Long transitional periods for the full alignment of taxation of the energy content, until 2023, will leave time for industry to adapt to the new taxation structure.
- The proposal will favour renewable energy sources and encourage the consumption of energy sources emitting less CO2. At the moment, the most polluting energy sources are, paradoxically, the least taxed. On the contrary, biofuels are amongst the most heavily taxed energy sources in spite of EU’s commitment to increase the share of renewable energies in transport. The new proposal will remove these inconsistencies.
- The new text will also provide for a more coherent approach on energy taxation across the EU by preventing a patchwork of national policies and help to create a level playing field for industry across the EU. It is also an opportunity for Member States to redesign their tax policies in a way that promotes jobs and employment.
- As regards the reduction of greenhouse gas emissions, the revised Directive aims to complement the existing EU ETS by applying a CO2 tax to sectors that are out of its scope (transport, households, agriculture and small industries). These account for half of the EU's CO2 emissions; it is therefore important that they should also be covered by a CO2 price signal.
- Finally, this initiative will help the EU meeting its targets on energy and climate change, as requested in the March 2008 European Council conclusions.
The Committee supports the efforts of the European Commission – The Energy Taxation Directive ETD enables Member States wishing to do so to shift part of the burden of taxation from labour or capital to a form of taxation which encourages environmentally responsible behaviour and is favourable to energy efficiency, in accordance with the Europe 2020 strategy.
In order to succeed in achieving its energy policy objectives, Europe must send out a strong "price signal".
The CO2 tax factor complements the Emission Trading Scheme (EU ETS).
However, the EESC regrets that the recast ETD is not more ambitious and coherent. The Commission took the initiative of including exemptions and derogations in the text designed to please certain Member States or not displease others.
While it clearly must encourage Member States to make allowance for a minority of sensitive cases, it must nonetheless maintain the course set for European energy objectives and stress the strategic advantages of innovation in new energy sources, job creation and spin-off growth, improvements in the quality of life, etc.
More concretely the EESC notes that electricity is not subject to this alignment with other energy sources.
Furthermore, the price signal given by taxation is not getting across when it comes to heating fuels and the recast ETD may not change this.

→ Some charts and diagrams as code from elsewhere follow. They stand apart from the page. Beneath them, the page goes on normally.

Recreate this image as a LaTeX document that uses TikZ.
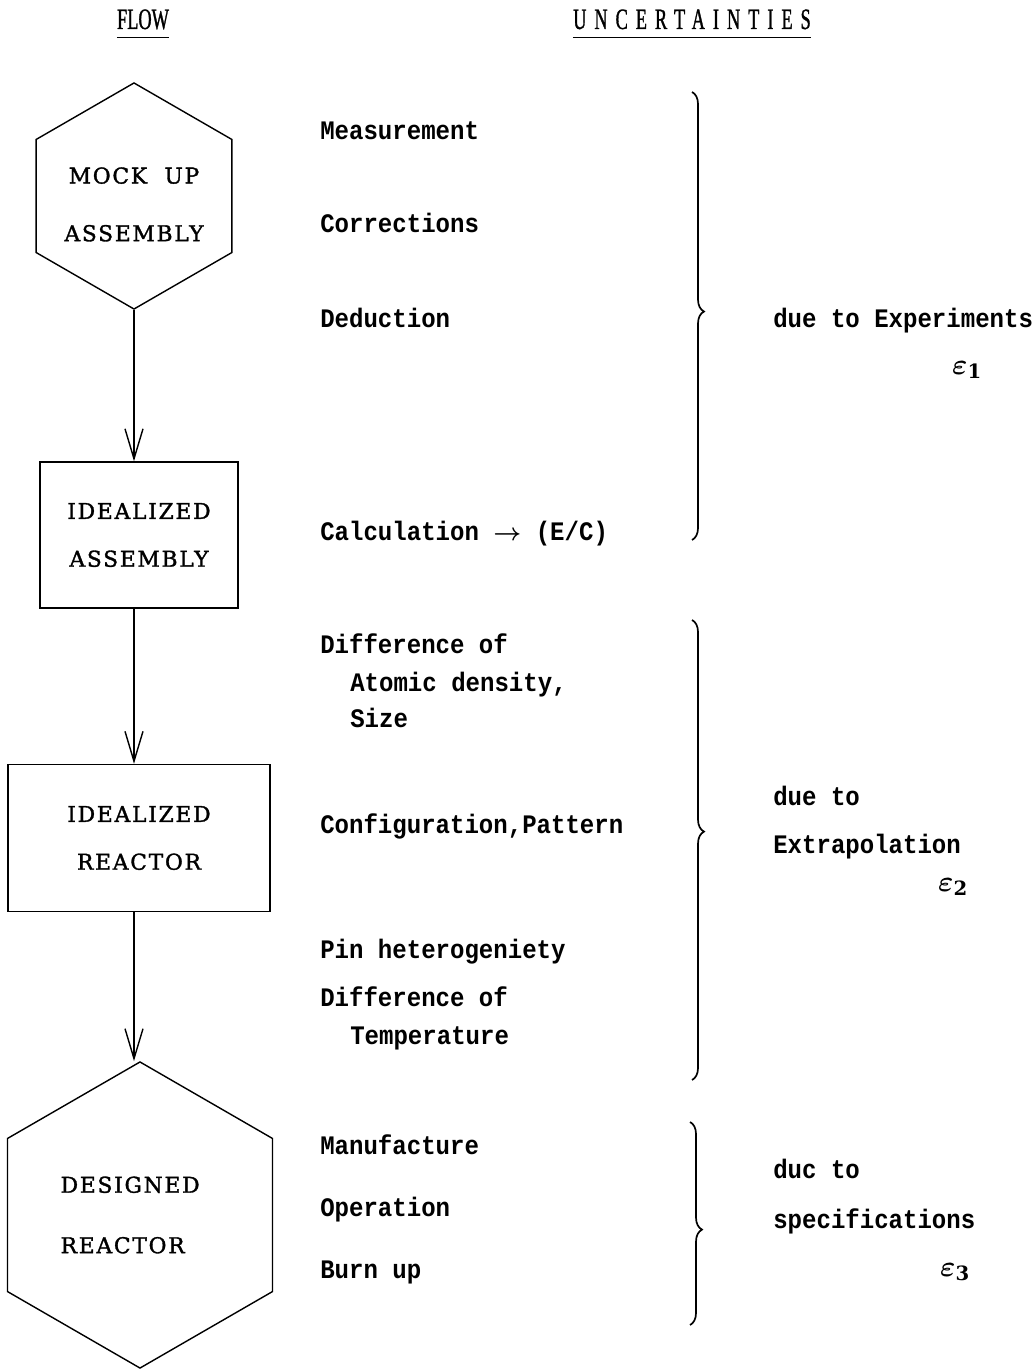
\documentclass[tikz,border=0pt]{standalone}
\usepackage{amsmath}
\usepackage{fontspec}
\setmainfont{DejaVu Serif}
\newfontfamily\boxfont[LetterSpace=8,FakeBold=1.5]{DejaVu Serif}
\newfontfamily\typefont[FakeStretch=0.9]{Liberation Mono}
\newfontfamily\headfont[FakeStretch=0.62,FakeBold=1]{Liberation Serif}
\newfontfamily\headwide[FakeStretch=0.62,FakeBold=1,LetterSpace=27]{Liberation Serif}
\usetikzlibrary{shapes.geometric,arrows.meta,decorations.pathreplacing}

\tikzset{
  flowline/.style={line width=1pt},
  hexbox/.style={draw, flowline, regular polygon, regular polygon sides=6,
    shape border rotate=30, inner sep=0pt},
  rectbox/.style={draw, flowline, inner sep=0pt, align=center,
    font={\boxfont\fontsize{15.5}{34}\selectfont}},
  boxlabel/.style={inner sep=0pt,
    font={\boxfont\fontsize{15.5}{34}\selectfont}},
  flowarrow/.style={flowline, -{Straight Barb[length=0.75cm,width=0.45cm,line width=1pt]}},
  listtext/.style={anchor=base west, inner sep=0pt,
    font={\typefont\bfseries\fontsize{19}{22}\selectfont}},
  epslabel/.style={inner sep=0pt, font={\fontsize{20}{24}\selectfont}},
  headtext/.style={anchor=base, inner sep=0pt,
    font={\headfont\fontsize{21}{24}\selectfont}},
  uncbrace/.style={line width=1.2pt, decorate, decoration={brace, amplitude=0.3cm}},
}

\begin{document}
\begin{tikzpicture}[x=0.025cm,y=-0.025cm]
\useasboundingbox (0,0) rectangle (1035,1371);

\node[headtext] (flow) at (143,29) {FLOW};
\node[headtext] (unctitle) at (692,29) {\headwide UNCERTAINTIES};
\draw[line width=1pt] ([yshift=-6pt]flow.base west) -- ([yshift=-6pt]flow.base east);
\draw[line width=1pt] ([yshift=-6pt]unctitle.base west) -- ([yshift=-6pt]unctitle.base east);

\node[hexbox, minimum size=5.65cm] (mock) at (134,196) {};
\node[boxlabel, align=center] (mocktxt) at ([yshift=-6pt]mock.center) {MOCK\ \ UP\\[7pt]ASSEMBLY};
\node[rectbox, minimum width=4.95cm, minimum height=3.65cm] (idasm) at (139,535) {IDEALIZED\\ASSEMBLY};
\node[rectbox, minimum width=6.55cm, minimum height=3.675cm] (idrct) at (139,838) {IDEALIZED\\REACTOR};
\node[hexbox, minimum size=7.65cm] (desgn) at (140,1215) {};
\node[boxlabel, align=left] (desgntxt) at ([xshift=-7pt]desgn.center) {DESIGNED\\[9pt]REACTOR};

\draw[flowarrow] (mock.south) -- (idasm.north -| mock.south);
\draw[flowarrow] (idasm.south -| mock.south) -- (idrct.north -| mock.south);
\draw[flowarrow] (idrct.south -| mock.south) -- (desgn.north -| mock.south);

\node[listtext] (meas) at (320,140) {Measurement};
\node[listtext] (corr) at (320,233) {Corrections};
\node[listtext] (dedu) at (320,328) {Deduction};
\node[listtext] (calc) at (320,540) {Calculation $\boldsymbol{\rightarrow}$ (E/C)};

\node[listtext] (diffa) at (320,653) {Difference of};
\node[listtext] (atom) at (350,691) {Atomic density,};
\node[listtext] (size) at (350,727) {Size};
\node[listtext] (conf) at (320,833) {Configuration,Pattern};
\node[listtext] (pin) at (320,958) {Pin heterogeniety};
\node[listtext] (diffb) at (320,1006) {Difference of};
\node[listtext] (temp) at (350,1044) {Temperature};

\node[listtext] (manu) at (320,1154) {Manufacture};
\node[listtext] (oper) at (320,1216) {Operation};
\node[listtext] (burn) at (320,1278) {Burn up};

\coordinate (e1t) at (692,92);
\coordinate (e1b) at (692,540);
\coordinate (e2t) at (692,620);
\coordinate (e2b) at (692,1080);
\coordinate (e3t) at (690,1122);
\coordinate (e3b) at (690,1325);
\draw[uncbrace, decoration={aspect=0.49}] (e1t) -- (e1b);
\draw[uncbrace, decoration={aspect=0.46}] (e2t) -- (e2b);
\draw[uncbrace, decoration={aspect=0.53}] (e3t) -- (e3b);

\node[listtext] (expt) at (773,328) {due to Experiments};
\node[epslabel] (eps1) at (967,370) {$\boldsymbol{\varepsilon}_{\mathbf{1}}$};
\node[listtext] (due2) at (773,805) {due to};
\node[listtext] (extr) at (773,853) {Extrapolation};
\node[epslabel] (eps2) at (953,887) {$\boldsymbol{\varepsilon}_{\mathbf{2}}$};
\node[listtext] (due3) at (773,1178) {duc to};
\node[listtext] (spec) at (773,1228) {specifications};
\node[epslabel] (eps3) at (955,1272) {$\boldsymbol{\varepsilon}_{\mathbf{3}}$};
\end{tikzpicture}
\end{document}
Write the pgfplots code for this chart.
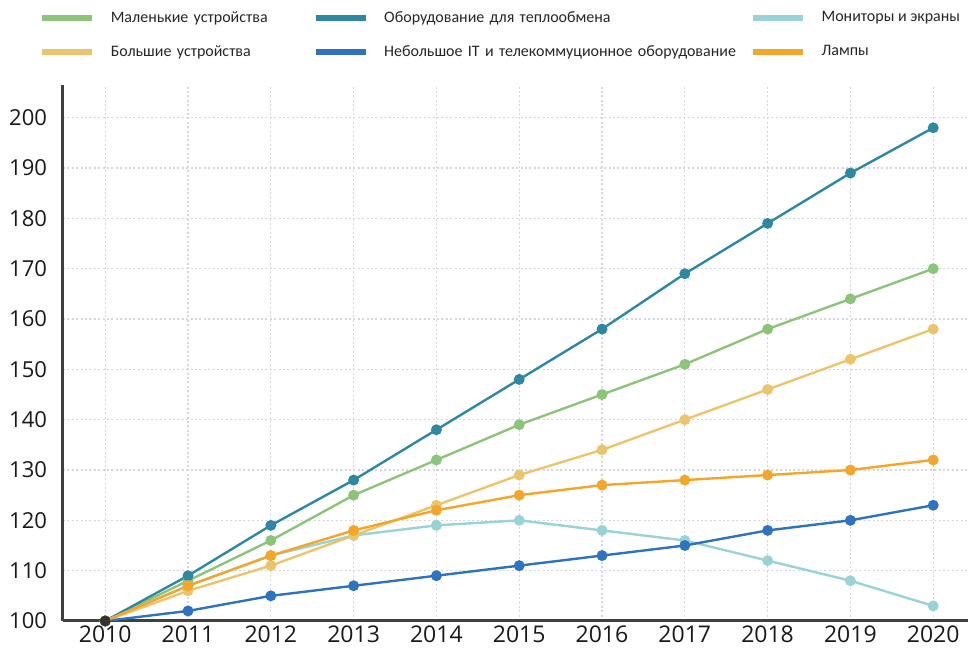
\documentclass[border=0pt]{standalone}
\usepackage{pgfplots}
\pgfplotsset{compat=1.18}
\usepackage{fontspec}
\setmainfont{Carlito}
\newfontfamily\tickfont{Open Sans}

\definecolor{cSmall}{HTML}{8DC47B}
\definecolor{cHeat}{HTML}{2F88A2}
\definecolor{cMon}{HTML}{9AD3D6}
\definecolor{cLarge}{HTML}{EBC46E}
\definecolor{cIT}{HTML}{2F72BF}
\definecolor{cLamp}{HTML}{F4A62A}
\definecolor{axisgray}{HTML}{404040}
\definecolor{gridgray}{HTML}{D4D8DE}

\begin{document}
\begin{tikzpicture}
\useasboundingbox (-31.5pt,-15.5pt) rectangle (452.5pt,310.5pt);
\begin{axis}[
  scale only axis, width=452.5pt, height=268pt,
  xmin=2009.49, xmax=2020.42, ymin=100, ymax=206.5,
  xtick={2010,...,2020}, ytick={100,110,...,200},
  axis x line*=bottom, axis y line*=left,
  axis line style={draw=axisgray, line width=1.5pt},
  major tick length=0pt,
  grid=major,
  grid style={gridgray, line width=0.6pt, dash pattern=on 1pt off 1.2pt},
  ticklabel style={text=black!90},
  xticklabel style={font=\tickfont\fontsize{11.5}{13}\selectfont, inner ysep=2pt},
  yticklabel style={font=\tickfont\fontsize{11}{13}\selectfont, xshift=-4.5pt},
  /pgf/number format/assume math mode=true,
  /pgf/number format/1000 sep={},
  every axis plot/.append style={line width=1.2pt, mark=*, mark size=2.1pt},
  legend columns=3,
  legend image code/.code={\draw[line width=3pt, line cap=butt] (0pt,0pt) -- (25pt,0pt);},
  legend style={
    at={(axis description cs:-0.0265,1.1455)}, anchor=north west,
    draw=none, fill=none, inner sep=0pt,
    font=\fontsize{8}{10}\selectfont, text=black!85,
    row sep=6pt, column sep=0pt,
    /tikz/every odd column/.append style={column sep=5.7pt},
    /tikz/column 2/.style={nodes={text width=99pt}},
    /tikz/column 4/.style={nodes={text width=181pt}},
  },
  legend cell align=left,
]
% Маленькие устройства
\addplot[color=cSmall] coordinates {
  (2010,100) (2011,108) (2012,116) (2013,125) (2014,132) (2015,139)
  (2016,145) (2017,151) (2018,158) (2019,164) (2020,170)};
\addlegendentry{Маленькие устройства}
% Оборудование для теплообмена
\addplot[color=cHeat] coordinates {
  (2010,100) (2011,109) (2012,119) (2013,128) (2014,138) (2015,148)
  (2016,158) (2017,169) (2018,179) (2019,189) (2020,198)};
\addlegendentry{Оборудование для теплообмена}
% Мониторы и экраны
\addplot[color=cMon] coordinates {
  (2010,100) (2011,107) (2012,113) (2013,117) (2014,119) (2015,120)
  (2016,118) (2017,116) (2018,112) (2019,108) (2020,103)};
\addlegendentry{Мониторы и экраны}
% Большие устройства
\addplot[color=cLarge] coordinates {
  (2010,100) (2011,106) (2012,111) (2013,117) (2014,123) (2015,129)
  (2016,134) (2017,140) (2018,146) (2019,152) (2020,158)};
\addlegendentry{Большие устройства}
% Небольшое IT и телекоммуционное оборудование
\addplot[color=cIT] coordinates {
  (2010,100) (2011,102) (2012,105) (2013,107) (2014,109) (2015,111)
  (2016,113) (2017,115) (2018,118) (2019,120) (2020,123)};
\addlegendentry{Небольшое IT и телекоммуционное оборудование}
% Лампы
\addplot[color=cLamp] coordinates {
  (2010,100) (2011,107) (2012,113) (2013,118) (2014,122) (2015,125)
  (2016,127) (2017,128) (2018,129) (2019,130) (2020,132)};
\addlegendentry{Лампы}
% common start point
\addplot[only marks, color=black!80, forget plot] coordinates {(2010,100)};
\end{axis}
\end{tikzpicture}
\end{document}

The stronger incentive for consumers to economise on fuel would also benefit companies in the sector by accelerating the renewal of equipment and offering new market opportunities.
Highly energy-intensive industrial sectors which were previously excluded from application of the ETD are now rightly reintegrated.
However, other sectors (such as agriculture, construction, public transport etc.) remain wholly or partly exempt.
It is difficult to see any coherence in all these exemptions, particularly as the need for them may not be understood by those who do not benefit from them.
The new ETD does not present a recommendation regarding the use by the Member States of all or part of the revenues.